* _Exercise_:
Exclude the pictures and return every line exactly as written.

* _Material_:
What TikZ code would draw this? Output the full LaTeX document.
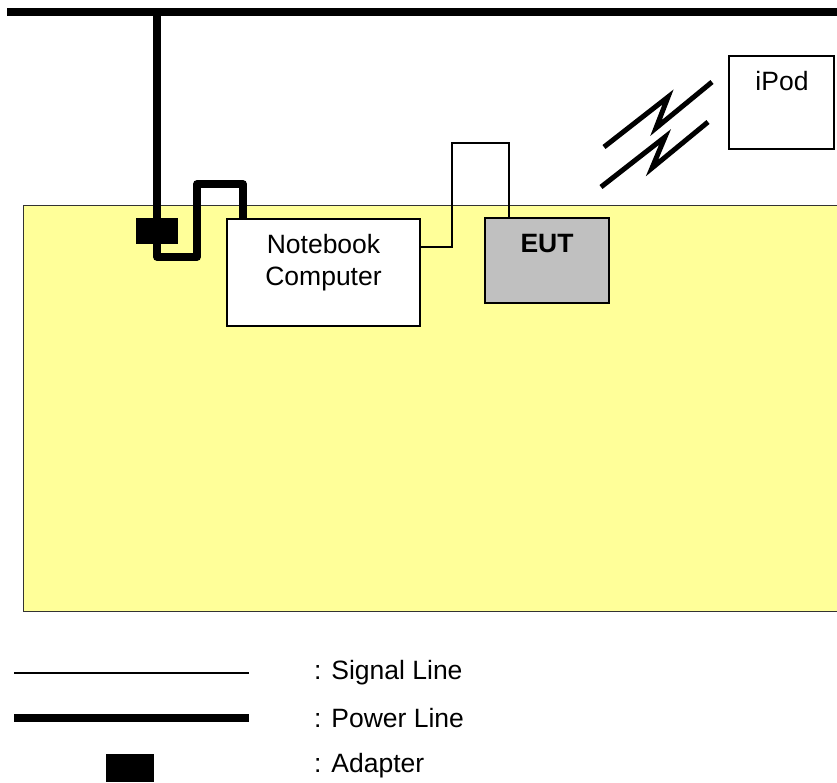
\documentclass[tikz,border=0pt]{standalone}
\usepackage{fontspec}
\setmainfont{Liberation Sans}
\begin{document}
\begin{tikzpicture}[x=1pt,y=-1pt,
  txt/.style={font=\fontsize{26.5}{32}\selectfont, inner sep=0pt},
  power/.style={line width=7.5pt, line join=round},
  signal/.style={line width=1.5pt},
  wave/.style={line width=5pt, line join=miter},
  box/.style={draw=black, line width=1.5pt, fill=white, inner sep=0pt},
  adapter/.style={fill=black, draw=none}]
\useasboundingbox (0,0) rectangle (837,782);
\definecolor{tableyellow}{HTML}{FFFF99}
\definecolor{eutgray}{HTML}{C0C0C0}
% table
\filldraw[fill=tableyellow, draw=black!80, line width=1pt] (23,205) rectangle (850,611);
% boxes
\node[box, minimum width=193pt, minimum height=107pt] (nb) at (323.5,272.5) {};
\node[txt, align=center, anchor=north] (nbt) at (323.5,234) {Notebook\\Computer};
\node[box, fill=eutgray, minimum width=124pt, minimum height=85pt] (eut) at (547,260.5) {};
\node[txt, anchor=north, font=\fontsize{26.5}{32}\selectfont\bfseries] (eutt) at (547,234) {EUT};
\node[box, minimum width=105pt, minimum height=93pt] (ipod) at (781.5,102.5) {};
\node[txt, anchor=north] (ipodt) at (782,71) {iPod};
% power lines
\coordinate (mainL) at (7,12);
\coordinate (mainR) at (850,12);
\coordinate (tap) at (157,12);
\draw[power, line width=8pt] (mainL) -- (mainR);
\draw[power] (tap) -- (157,257) -- (197,257) -- (197,184) -- (243,184) -- (243,0 |- nb.north);
\node[adapter, minimum width=42pt, minimum height=26pt, inner sep=0pt] (ad) at (157,231) {};
% signal line
\draw[signal] (nb.east |- 0,247) -- (452,247) -- (452,143) -- (509,143) -- (509,0 |- eut.north);
% wireless
\draw[wave] (604,147) -- (668,97) -- (656,128) -- (712,82);
\draw[wave] (601,187) -- (665,137) -- (652,168) -- (708,122);
% legend
\coordinate (s1) at (14,673); \coordinate (s2) at (249,673);
\coordinate (p1) at (14,718); \coordinate (p2) at (249,718);
\draw[signal] (s1) -- (s2);
\draw[power, line width=8pt, line join=miter] (p1) -- (p2);
\node[adapter, minimum width=48pt, minimum height=28pt, inner sep=0pt] (lad) at (130,768) {};
\node[txt, anchor=west] (l1) at (314,673) {: Signal Line};
\node[txt, anchor=west] (l2) at (314,718) {: Power Line};
\node[txt, anchor=west] (l3) at (314,766) {: Adapter};
\end{tikzpicture}
\end{document}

* _Finished exercise_:
What TikZ code would draw this? Output the full LaTeX document.
\documentclass[tikz,border=0pt]{standalone}
\usepackage{fontspec}
\setmainfont{Liberation Sans}
\begin{document}
\begin{tikzpicture}[x=1pt,y=-1pt,
  txt/.style={font=\fontsize{26.5}{32}\selectfont, inner sep=0pt},
  power/.style={line width=7.5pt, line join=round},
  signal/.style={line width=1.5pt},
  wave/.style={line width=5pt, line join=miter},
  box/.style={draw=black, line width=1.5pt, fill=white, inner sep=0pt},
  adapter/.style={fill=black, draw=none}]
\useasboundingbox (0,0) rectangle (837,782);
\definecolor{tableyellow}{HTML}{FFFF99}
\definecolor{eutgray}{HTML}{C0C0C0}
% table
\filldraw[fill=tableyellow, draw=black!80, line width=1pt] (23,205) rectangle (850,611);
% boxes
\node[box, minimum width=193pt, minimum height=107pt] (nb) at (323.5,272.5) {};
\node[txt, align=center, anchor=north] (nbt) at (323.5,234) {Notebook\\Computer};
\node[box, fill=eutgray, minimum width=124pt, minimum height=85pt] (eut) at (547,260.5) {};
\node[txt, anchor=north, font=\fontsize{26.5}{32}\selectfont\bfseries] (eutt) at (547,234) {EUT};
\node[box, minimum width=105pt, minimum height=93pt] (ipod) at (781.5,102.5) {};
\node[txt, anchor=north] (ipodt) at (782,71) {iPod};
% power lines
\coordinate (mainL) at (7,12);
\coordinate (mainR) at (850,12);
\coordinate (tap) at (157,12);
\draw[power, line width=8pt] (mainL) -- (mainR);
\draw[power] (tap) -- (157,257) -- (197,257) -- (197,184) -- (243,184) -- (243,0 |- nb.north);
\node[adapter, minimum width=42pt, minimum height=26pt, inner sep=0pt] (ad) at (157,231) {};
% signal line
\draw[signal] (nb.east |- 0,247) -- (452,247) -- (452,143) -- (509,143) -- (509,0 |- eut.north);
% wireless
\draw[wave] (604,147) -- (668,97) -- (656,128) -- (712,82);
\draw[wave] (601,187) -- (665,137) -- (652,168) -- (708,122);
% legend
\coordinate (s1) at (14,673); \coordinate (s2) at (249,673);
\coordinate (p1) at (14,718); \coordinate (p2) at (249,718);
\draw[signal] (s1) -- (s2);
\draw[power, line width=8pt, line join=miter] (p1) -- (p2);
\node[adapter, minimum width=48pt, minimum height=28pt, inner sep=0pt] (lad) at (130,768) {};
\node[txt, anchor=west] (l1) at (314,673) {: Signal Line};
\node[txt, anchor=west] (l2) at (314,718) {: Power Line};
\node[txt, anchor=west] (l3) at (314,766) {: Adapter};
\end{tikzpicture}
\end{document}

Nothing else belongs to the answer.